The Gaussian Fallacy and Other Epistomological Failings in the Age of the (Aging) Bullshit Baby-Boomer

I've typically been skeptical of adherents to Nassim Taleb's "Black Swan" club. The events that have unfolded since the collapse of the Chrysler deal in late July 2007, are not black swan outcomes. [No one posited the existence of black swans. All swans were white, until they weren't.]

These outcomes are the wholly predictable results (in framework, if not in detail) of the moral bankruptcy of the Baby-Boomers and Generation X coupled with an unsustainable and untenable financial system. I believe there were extremely few people in the world who believed we could save nothing and borrow money at 0% forever without the bill ever coming due.

However, I think that this very lucid post on Ultimi Barbarorum (a Spinozist blog about finance) is an excellent summary of the ways in which financial innovation abetted the stability of the system for the first half of this decade until it didn't.

The only thing I would add, is that retail investors were also tricked by a Gaussian Fallacy. They were told that stock returns followed a Gaussian distribution... as long as you diversified, never paniced, and invested in low cost stock index funds, you could expect 10% a year and retire happy. This shiny ordure was sold to our parents by men under fifty who had begun their careers after 1980 and had never seen anything but a stock bull market. The ideological laziness and lack of intellectual curiosity on the part of our parents and their financial advisers is inexcusable.
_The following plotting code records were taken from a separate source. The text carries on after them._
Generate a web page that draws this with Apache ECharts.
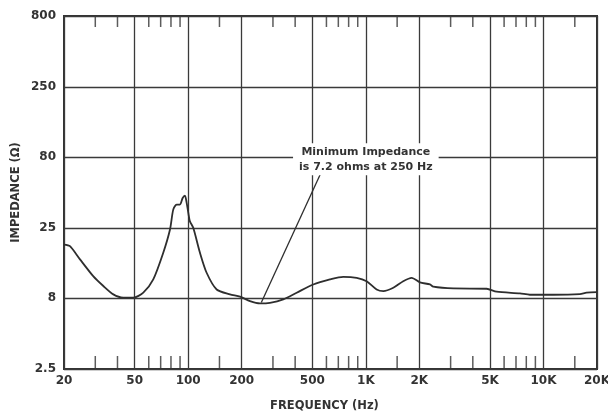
<!DOCTYPE html>
<html>
<head>
<meta charset="utf-8">
<script src="https://cdn.jsdelivr.net/npm/echarts@6/dist/echarts.min.js"></script>
<style>html,body{margin:0;padding:0;background:#fff}#c{width:608px;height:415px}</style>
</head>
<body>
<div id="c"></div>
<script>
var freqHz = [20,21.6,24.6,29.2,33.3,37.9,43.1,49.1,55.9,63.6,72.4,79,82.4,86.1,89.9,93.1,95.9,98,100.1,102.3,106.8,116.5,127,144.6,171.8,195.7,222.7,253.5,288.5,342.9,408,506,628,746,888,1010,1150,1254,1427,1623,1810,2016,2296,2395,3105,4785,5446,7366,8385,11340,16030,17470,20000];
var impedanceOhm = [19.1,18.6,15.0,11.4,9.7,8.46,8.02,8.02,8.7,10.8,16.7,24.4,33.8,36.7,36.7,40.9,42.5,37.9,32.2,27.9,25.1,16.7,12.05,9.17,8.46,8.15,7.58,7.3,7.37,7.8,8.7,9.95,10.8,11.28,11.1,10.5,9.17,8.92,9.43,10.5,11.1,10.3,9.95,9.59,9.32,9.28,8.84,8.6,8.41,8.41,8.5,8.7,8.77];
var xMajorTicks = [20,50,100,200,500,1000,2000,5000,10000,20000];
var xMajorLabels = ['20','50','100','200','500','1K','2K','5K','10K','20K'];
var xMinorTicks = [30,40,60,70,80,90,150,300,400,600,700,800,900,1500,3000,4000,6000,7000,8000,9000,15000];
var yTicks = [2.5,8,25,80,250,800];
var yLabels = ['2.5','8','25','80','250','800'];
var annotation = {text:'Minimum Impedance\nis 7.2 ohms at 250 Hz', at:[1000,77], from:[258,7.4], to:[560,62]};

var X_MIN = 20, X_MAX = 20000, Y_MIN = 2.5, Y_MAX = 800;
var FONT = '"DejaVu Sans", "Liberation Sans", Arial, sans-serif';
var INK = '#333';

var curve = freqHz.map(function(f,i){return [f, impedanceOhm[i]];});

var gridLines = [];
xMajorTicks.forEach(function(f,i){
  gridLines.push({xAxis:f, label:{show:true, position:'start', formatter:xMajorLabels[i], distance:6,
    color:INK, fontSize:12, fontWeight:'bold', fontFamily:FONT}});
});
yTicks.forEach(function(v,i){
  gridLines.push({yAxis:v, label:{show:true, position:'start', formatter:yLabels[i], distance:8,
    color:INK, fontSize:12, fontWeight:'bold', fontFamily:FONT}});
});

var chart = echarts.init(document.getElementById('c'), null, {renderer:'canvas'});
chart.setOption({
  backgroundColor:'#fff',
  animation:false,
  grid:{left:64, top:16, right:11, bottom:46, show:true, borderColor:INK, borderWidth:2, backgroundColor:'transparent',
    containLabel:false, outerBoundsMode:'none'},
  xAxis:{type:'log', logBase:10, min:X_MIN, max:X_MAX,
    name:'FREQUENCY (Hz)', nameLocation:'middle', nameGap:31,
    nameTextStyle:{color:INK, fontSize:11.5, fontWeight:'bold', fontFamily:FONT, padding:[0,12,0,0]},
    axisLine:{show:false}, axisTick:{show:false}, axisLabel:{show:false}, splitLine:{show:false}, minorTick:{show:false}},
  yAxis:{type:'log', logBase:10, min:Y_MIN, max:Y_MAX,
    name:'IMPEDANCE (\u03A9)', nameLocation:'middle', nameGap:42, nameRotate:90,
    nameTextStyle:{color:INK, fontSize:11.5, fontWeight:'bold', fontFamily:FONT},
    axisLine:{show:false}, axisTick:{show:false}, axisLabel:{show:false}, splitLine:{show:false}},
  series:[
    {type:'line', name:'grid', data:[], silent:true, z:1,
      markLine:{silent:true, symbol:['none','none'], animation:false,
        lineStyle:{color:'#3a3a3a', width:1.3, type:'solid'},
        data:gridLines}},
    {type:'scatter', name:'bottomTicks', silent:true, z:2,
      data:xMinorTicks.map(function(f){return [f, Y_MIN];}),
      symbol:'rect', symbolSize:[1.5,13], symbolOffset:[0,-6.5],
      itemStyle:{color:INK}},
    {type:'scatter', name:'topTicks', silent:true, z:2,
      data:xMinorTicks.map(function(f){return [f, Y_MAX];}),
      symbol:'rect', symbolSize:[1.5,11], symbolOffset:[0,5.5],
      itemStyle:{color:INK}},
    {type:'line', name:'impedance', data:curve, smooth:0.25, showSymbol:false, z:5,
      lineStyle:{color:'#2e2e2e', width:1.8},
      markLine:{silent:true, symbol:['none','none'], animation:false,
        lineStyle:{color:'#2e2e2e', width:1.3, type:'solid'}, label:{show:false},
        data:[[{coord:annotation.from},{coord:annotation.to}]]},
      markPoint:{silent:true, animation:false, symbol:'rect', symbolSize:1, itemStyle:{color:'rgba(0,0,0,0)'},
        data:[{coord:annotation.at, label:{show:true, position:'inside', formatter:annotation.text,
          color:INK, fontSize:11, fontWeight:'bold', fontFamily:FONT, lineHeight:15,
          backgroundColor:'#fff', padding:[1,6], align:'center', verticalAlign:'middle'}}]}}
  ]
});
</script>
</body>
</html>
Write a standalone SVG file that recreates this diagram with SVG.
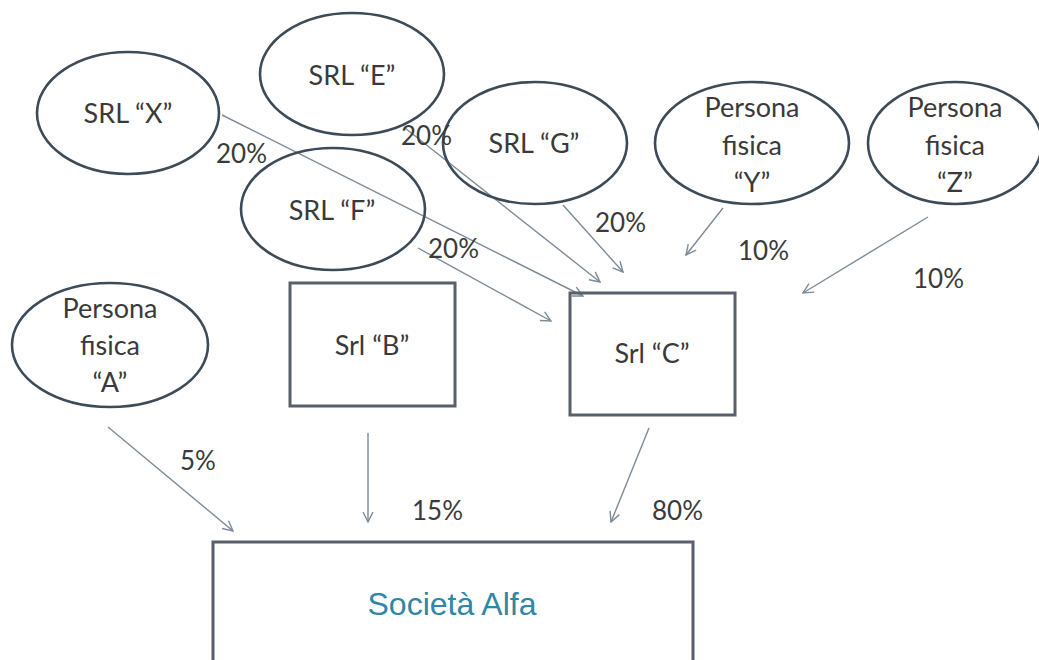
<svg xmlns="http://www.w3.org/2000/svg" width="1039" height="660" viewBox="0 0 1039 660">
<defs>
<style>
.ell{fill:none;stroke:#3d4b58;stroke-width:2.6}
.box{fill:none;stroke:#58616b;stroke-width:3}
.lbl{font-family:Lato,"Open Sans",sans-serif;font-size:27px;fill:#3a3a3a;text-anchor:middle}
.pct{font-family:Lato,"Open Sans",sans-serif;font-size:26px;fill:#3a3a3a}
.edge{stroke:#7d8b98;stroke-width:1.4;fill:none;marker-end:url(#ah)}
.alfa{font-family:"Liberation Sans",Arial,sans-serif;font-size:32px;fill:#2f86a6;text-anchor:middle}
</style>
<marker id="ah" viewBox="0 0 12 12" refX="11" refY="6" markerWidth="12" markerHeight="12" markerUnits="userSpaceOnUse" orient="auto">
<path d="M1,1 L11,6 L1,11" fill="none" stroke="#7d8b98" stroke-width="1.4"/>
</marker>
</defs>
<rect width="1039" height="660" fill="#ffffff"/>

<g id="connectors">
<line class="edge" x1="222" y1="115" x2="583" y2="296"/>
<line class="edge" x1="405" y1="128" x2="600" y2="282"/>
<line class="edge" x1="563" y1="205" x2="623" y2="272"/>
<line class="edge" x1="418" y1="248" x2="551" y2="321"/>
<line class="edge" x1="723" y1="208" x2="686" y2="255"/>
<line class="edge" x1="928" y1="217" x2="803" y2="293"/>
<line class="edge" x1="108" y1="427" x2="233" y2="531"/>
<line class="edge" x1="368" y1="433" x2="368" y2="522"/>
<line class="edge" x1="649" y1="428" x2="611" y2="522"/>
</g>

<g id="node-X"><ellipse class="ell" cx="128" cy="113" rx="91" ry="61"/><text class="lbl" x="128" y="123">SRL “X”</text></g>
<g id="node-E"><ellipse class="ell" cx="352" cy="74" rx="92" ry="61"/><text class="lbl" x="352" y="85">SRL “E”</text></g>
<g id="node-F"><ellipse class="ell" cx="333" cy="209" rx="92" ry="61"/><text class="lbl" x="332" y="220">SRL “F”</text></g>
<g id="node-G"><ellipse class="ell" cx="535" cy="143" rx="92" ry="61"/><text class="lbl" x="534" y="153">SRL “G”</text></g>
<g id="node-Y"><ellipse class="ell" cx="752" cy="143" rx="97" ry="61"/>
<text class="lbl" x="752" y="117">Persona</text><text class="lbl" x="752" y="155">fisica</text><text class="lbl" x="752" y="192">“Y”</text></g>
<g id="node-Z"><ellipse class="ell" cx="955" cy="143" rx="87" ry="61"/>
<text class="lbl" x="955" y="117">Persona</text><text class="lbl" x="955" y="155">fisica</text><text class="lbl" x="955" y="192">“Z”</text></g>
<g id="node-A"><ellipse class="ell" cx="110" cy="345" rx="98" ry="62"/>
<text class="lbl" x="110" y="318">Persona</text><text class="lbl" x="110" y="355">fisica</text><text class="lbl" x="110" y="392">“A”</text></g>
<g id="node-B"><rect class="box" x="290" y="283" width="165" height="123"/><text class="lbl" x="372" y="355">Srl “B”</text></g>
<g id="node-C"><rect class="box" x="570" y="293" width="165" height="122"/><text class="lbl" x="652" y="363">Srl “C”</text></g>
<g id="node-Alfa"><rect class="box" x="213" y="542" width="480" height="130"/><text class="alfa" x="452" y="615">Società Alfa</text></g>

<g id="labels">
<text class="pct" x="216" y="163">20%</text>
<text class="pct" x="401" y="145">20%</text>
<text class="pct" x="428" y="258">20%</text>
<text class="pct" x="595" y="232">20%</text>
<text class="pct" x="738" y="260">10%</text>
<text class="pct" x="913" y="288">10%</text>
<text class="pct" x="180" y="470">5%</text>
<text class="pct" x="412" y="520">15%</text>
<text class="pct" x="652" y="520">80%</text>
</g>
</svg>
The "this time its different" argument, used to explain why it is not important to study the past, is the direct consequence of the self-indulgence, egoism, and narcissism of the Baby-Boomers and Generation X, both of whom were raised or came to believe that they were "special" and somehow their history would be as well.

With compassion for their sins, I nevertheless look forward to the rottenness being purged from the system. As a child I used to think a good name for my generation would be "Generation Why" but more and more as I become an adult I believe in Generation MGMT.